** REQUIREMENT **
Copy out each line exactly; pictures stay out of the copy.

** MATERIAL PROVIDED **
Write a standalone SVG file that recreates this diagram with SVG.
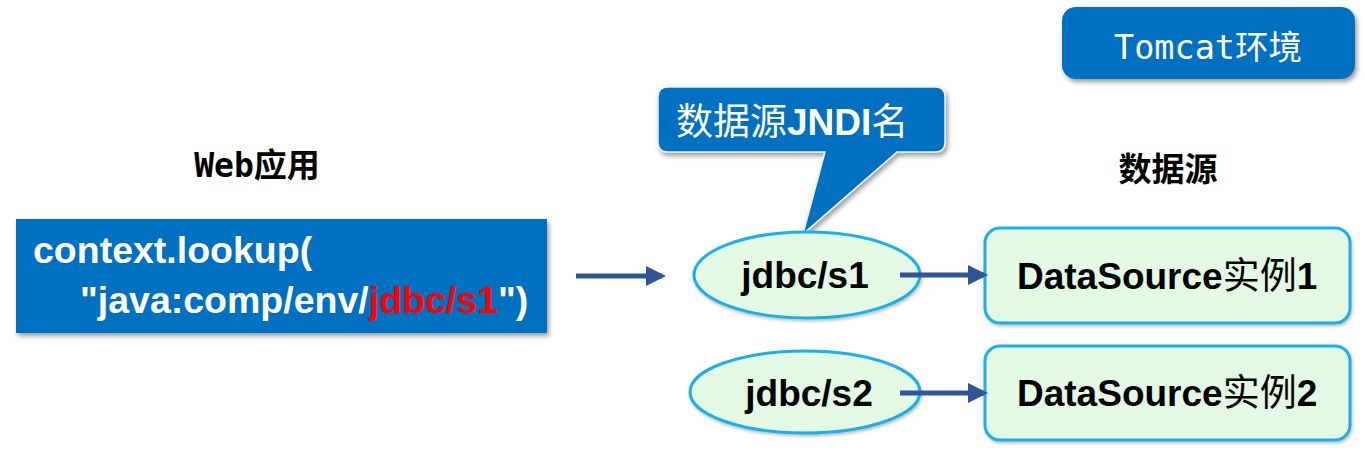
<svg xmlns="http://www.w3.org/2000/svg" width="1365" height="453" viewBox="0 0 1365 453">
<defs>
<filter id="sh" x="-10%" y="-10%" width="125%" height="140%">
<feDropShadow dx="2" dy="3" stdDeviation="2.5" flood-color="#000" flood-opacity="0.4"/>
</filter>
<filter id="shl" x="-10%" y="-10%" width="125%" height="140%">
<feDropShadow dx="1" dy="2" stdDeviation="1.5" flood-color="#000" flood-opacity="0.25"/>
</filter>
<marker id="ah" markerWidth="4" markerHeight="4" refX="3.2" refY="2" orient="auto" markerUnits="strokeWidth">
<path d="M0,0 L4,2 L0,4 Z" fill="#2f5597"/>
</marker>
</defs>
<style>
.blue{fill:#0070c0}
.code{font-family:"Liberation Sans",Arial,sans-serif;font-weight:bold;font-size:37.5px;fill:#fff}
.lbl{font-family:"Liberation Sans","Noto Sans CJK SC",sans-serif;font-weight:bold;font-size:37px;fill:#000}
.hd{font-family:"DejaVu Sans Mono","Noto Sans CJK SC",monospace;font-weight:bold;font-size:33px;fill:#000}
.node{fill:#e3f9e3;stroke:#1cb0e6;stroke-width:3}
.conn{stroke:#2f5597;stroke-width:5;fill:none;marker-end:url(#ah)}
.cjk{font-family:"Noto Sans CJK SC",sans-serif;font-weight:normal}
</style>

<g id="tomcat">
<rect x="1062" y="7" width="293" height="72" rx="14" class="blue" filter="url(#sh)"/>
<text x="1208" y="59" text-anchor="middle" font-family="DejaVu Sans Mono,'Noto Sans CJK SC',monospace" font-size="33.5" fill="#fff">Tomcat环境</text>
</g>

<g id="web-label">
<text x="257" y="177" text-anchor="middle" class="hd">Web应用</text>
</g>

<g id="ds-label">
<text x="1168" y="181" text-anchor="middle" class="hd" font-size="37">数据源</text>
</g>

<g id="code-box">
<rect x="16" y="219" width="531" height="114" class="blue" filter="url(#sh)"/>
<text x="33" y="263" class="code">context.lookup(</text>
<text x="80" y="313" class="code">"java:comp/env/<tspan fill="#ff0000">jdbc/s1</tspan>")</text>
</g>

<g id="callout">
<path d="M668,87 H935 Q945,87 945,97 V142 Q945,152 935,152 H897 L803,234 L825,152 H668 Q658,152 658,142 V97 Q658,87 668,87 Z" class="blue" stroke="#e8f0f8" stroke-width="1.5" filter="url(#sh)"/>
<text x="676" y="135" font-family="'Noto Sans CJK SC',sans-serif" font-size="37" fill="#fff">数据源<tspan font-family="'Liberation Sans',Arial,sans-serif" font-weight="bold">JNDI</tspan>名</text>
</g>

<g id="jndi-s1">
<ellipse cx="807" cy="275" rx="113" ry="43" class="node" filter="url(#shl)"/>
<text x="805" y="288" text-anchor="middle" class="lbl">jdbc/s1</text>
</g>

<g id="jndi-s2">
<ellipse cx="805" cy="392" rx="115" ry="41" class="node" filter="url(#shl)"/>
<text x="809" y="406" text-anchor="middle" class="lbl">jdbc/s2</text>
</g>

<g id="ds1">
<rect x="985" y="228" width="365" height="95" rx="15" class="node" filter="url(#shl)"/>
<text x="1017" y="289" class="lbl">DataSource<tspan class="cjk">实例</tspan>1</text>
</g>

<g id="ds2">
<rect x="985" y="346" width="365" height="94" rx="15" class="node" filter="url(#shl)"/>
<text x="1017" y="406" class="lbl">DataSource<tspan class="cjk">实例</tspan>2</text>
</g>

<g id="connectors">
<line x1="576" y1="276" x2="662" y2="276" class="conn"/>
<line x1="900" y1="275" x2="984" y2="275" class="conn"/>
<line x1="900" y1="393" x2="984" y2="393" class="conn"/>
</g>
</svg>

** OUTPUT OF THE TASK **
Write a standalone SVG file that recreates this diagram with SVG.
<svg xmlns="http://www.w3.org/2000/svg" width="1365" height="453" viewBox="0 0 1365 453">
<defs>
<filter id="sh" x="-10%" y="-10%" width="125%" height="140%">
<feDropShadow dx="2" dy="3" stdDeviation="2.5" flood-color="#000" flood-opacity="0.4"/>
</filter>
<filter id="shl" x="-10%" y="-10%" width="125%" height="140%">
<feDropShadow dx="1" dy="2" stdDeviation="1.5" flood-color="#000" flood-opacity="0.25"/>
</filter>
<marker id="ah" markerWidth="4" markerHeight="4" refX="3.2" refY="2" orient="auto" markerUnits="strokeWidth">
<path d="M0,0 L4,2 L0,4 Z" fill="#2f5597"/>
</marker>
</defs>
<style>
.blue{fill:#0070c0}
.code{font-family:"Liberation Sans",Arial,sans-serif;font-weight:bold;font-size:37.5px;fill:#fff}
.lbl{font-family:"Liberation Sans","Noto Sans CJK SC",sans-serif;font-weight:bold;font-size:37px;fill:#000}
.hd{font-family:"DejaVu Sans Mono","Noto Sans CJK SC",monospace;font-weight:bold;font-size:33px;fill:#000}
.node{fill:#e3f9e3;stroke:#1cb0e6;stroke-width:3}
.conn{stroke:#2f5597;stroke-width:5;fill:none;marker-end:url(#ah)}
.cjk{font-family:"Noto Sans CJK SC",sans-serif;font-weight:normal}
</style>

<g id="tomcat">
<rect x="1062" y="7" width="293" height="72" rx="14" class="blue" filter="url(#sh)"/>
<text x="1208" y="59" text-anchor="middle" font-family="DejaVu Sans Mono,'Noto Sans CJK SC',monospace" font-size="33.5" fill="#fff">Tomcat环境</text>
</g>

<g id="web-label">
<text x="257" y="177" text-anchor="middle" class="hd">Web应用</text>
</g>

<g id="ds-label">
<text x="1168" y="181" text-anchor="middle" class="hd" font-size="37">数据源</text>
</g>

<g id="code-box">
<rect x="16" y="219" width="531" height="114" class="blue" filter="url(#sh)"/>
<text x="33" y="263" class="code">context.lookup(</text>
<text x="80" y="313" class="code">"java:comp/env/<tspan fill="#ff0000">jdbc/s1</tspan>")</text>
</g>

<g id="callout">
<path d="M668,87 H935 Q945,87 945,97 V142 Q945,152 935,152 H897 L803,234 L825,152 H668 Q658,152 658,142 V97 Q658,87 668,87 Z" class="blue" stroke="#e8f0f8" stroke-width="1.5" filter="url(#sh)"/>
<text x="676" y="135" font-family="'Noto Sans CJK SC',sans-serif" font-size="37" fill="#fff">数据源<tspan font-family="'Liberation Sans',Arial,sans-serif" font-weight="bold">JNDI</tspan>名</text>
</g>

<g id="jndi-s1">
<ellipse cx="807" cy="275" rx="113" ry="43" class="node" filter="url(#shl)"/>
<text x="805" y="288" text-anchor="middle" class="lbl">jdbc/s1</text>
</g>

<g id="jndi-s2">
<ellipse cx="805" cy="392" rx="115" ry="41" class="node" filter="url(#shl)"/>
<text x="809" y="406" text-anchor="middle" class="lbl">jdbc/s2</text>
</g>

<g id="ds1">
<rect x="985" y="228" width="365" height="95" rx="15" class="node" filter="url(#shl)"/>
<text x="1017" y="289" class="lbl">DataSource<tspan class="cjk">实例</tspan>1</text>
</g>

<g id="ds2">
<rect x="985" y="346" width="365" height="94" rx="15" class="node" filter="url(#shl)"/>
<text x="1017" y="406" class="lbl">DataSource<tspan class="cjk">实例</tspan>2</text>
</g>

<g id="connectors">
<line x1="576" y1="276" x2="662" y2="276" class="conn"/>
<line x1="900" y1="275" x2="984" y2="275" class="conn"/>
<line x1="900" y1="393" x2="984" y2="393" class="conn"/>
</g>
</svg>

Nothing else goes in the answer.